_What is expected_
Set the listing down again in full, word for word, with the pictures left out.

_Recorded data_
──────────
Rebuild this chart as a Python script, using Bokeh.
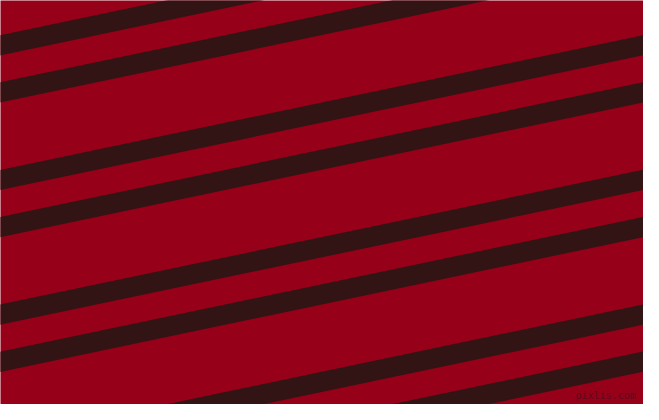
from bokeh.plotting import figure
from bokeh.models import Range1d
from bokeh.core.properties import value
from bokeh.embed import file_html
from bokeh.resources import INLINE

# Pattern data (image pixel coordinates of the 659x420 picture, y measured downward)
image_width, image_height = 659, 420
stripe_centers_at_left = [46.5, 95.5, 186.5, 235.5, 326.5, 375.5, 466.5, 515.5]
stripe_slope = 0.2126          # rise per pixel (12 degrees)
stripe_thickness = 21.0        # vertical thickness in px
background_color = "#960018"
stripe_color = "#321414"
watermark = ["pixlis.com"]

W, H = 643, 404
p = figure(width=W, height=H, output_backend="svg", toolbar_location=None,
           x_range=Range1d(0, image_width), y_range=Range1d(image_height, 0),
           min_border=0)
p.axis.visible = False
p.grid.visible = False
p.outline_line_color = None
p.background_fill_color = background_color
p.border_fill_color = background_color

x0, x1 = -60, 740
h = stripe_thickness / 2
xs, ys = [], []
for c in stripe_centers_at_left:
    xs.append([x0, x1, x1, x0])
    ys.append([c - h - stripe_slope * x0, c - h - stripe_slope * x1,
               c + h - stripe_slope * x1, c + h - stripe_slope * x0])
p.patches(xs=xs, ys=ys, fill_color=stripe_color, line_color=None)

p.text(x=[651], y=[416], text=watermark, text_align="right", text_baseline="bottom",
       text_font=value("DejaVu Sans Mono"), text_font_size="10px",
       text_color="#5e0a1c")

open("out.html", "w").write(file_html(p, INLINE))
──────────
_Reply_
Rebuild this chart as a Python script, using Bokeh.
from bokeh.plotting import figure
from bokeh.models import Range1d
from bokeh.core.properties import value
from bokeh.embed import file_html
from bokeh.resources import INLINE

# Pattern data (image pixel coordinates of the 659x420 picture, y measured downward)
image_width, image_height = 659, 420
stripe_centers_at_left = [46.5, 95.5, 186.5, 235.5, 326.5, 375.5, 466.5, 515.5]
stripe_slope = 0.2126          # rise per pixel (12 degrees)
stripe_thickness = 21.0        # vertical thickness in px
background_color = "#960018"
stripe_color = "#321414"
watermark = ["pixlis.com"]

W, H = 643, 404
p = figure(width=W, height=H, output_backend="svg", toolbar_location=None,
           x_range=Range1d(0, image_width), y_range=Range1d(image_height, 0),
           min_border=0)
p.axis.visible = False
p.grid.visible = False
p.outline_line_color = None
p.background_fill_color = background_color
p.border_fill_color = background_color

x0, x1 = -60, 740
h = stripe_thickness / 2
xs, ys = [], []
for c in stripe_centers_at_left:
    xs.append([x0, x1, x1, x0])
    ys.append([c - h - stripe_slope * x0, c - h - stripe_slope * x1,
               c + h - stripe_slope * x1, c + h - stripe_slope * x0])
p.patches(xs=xs, ys=ys, fill_color=stripe_color, line_color=None)

p.text(x=[651], y=[416], text=watermark, text_align="right", text_baseline="bottom",
       text_font=value("DejaVu Sans Mono"), text_font_size="10px",
       text_color="#5e0a1c")

open("out.html", "w").write(file_html(p, INLINE))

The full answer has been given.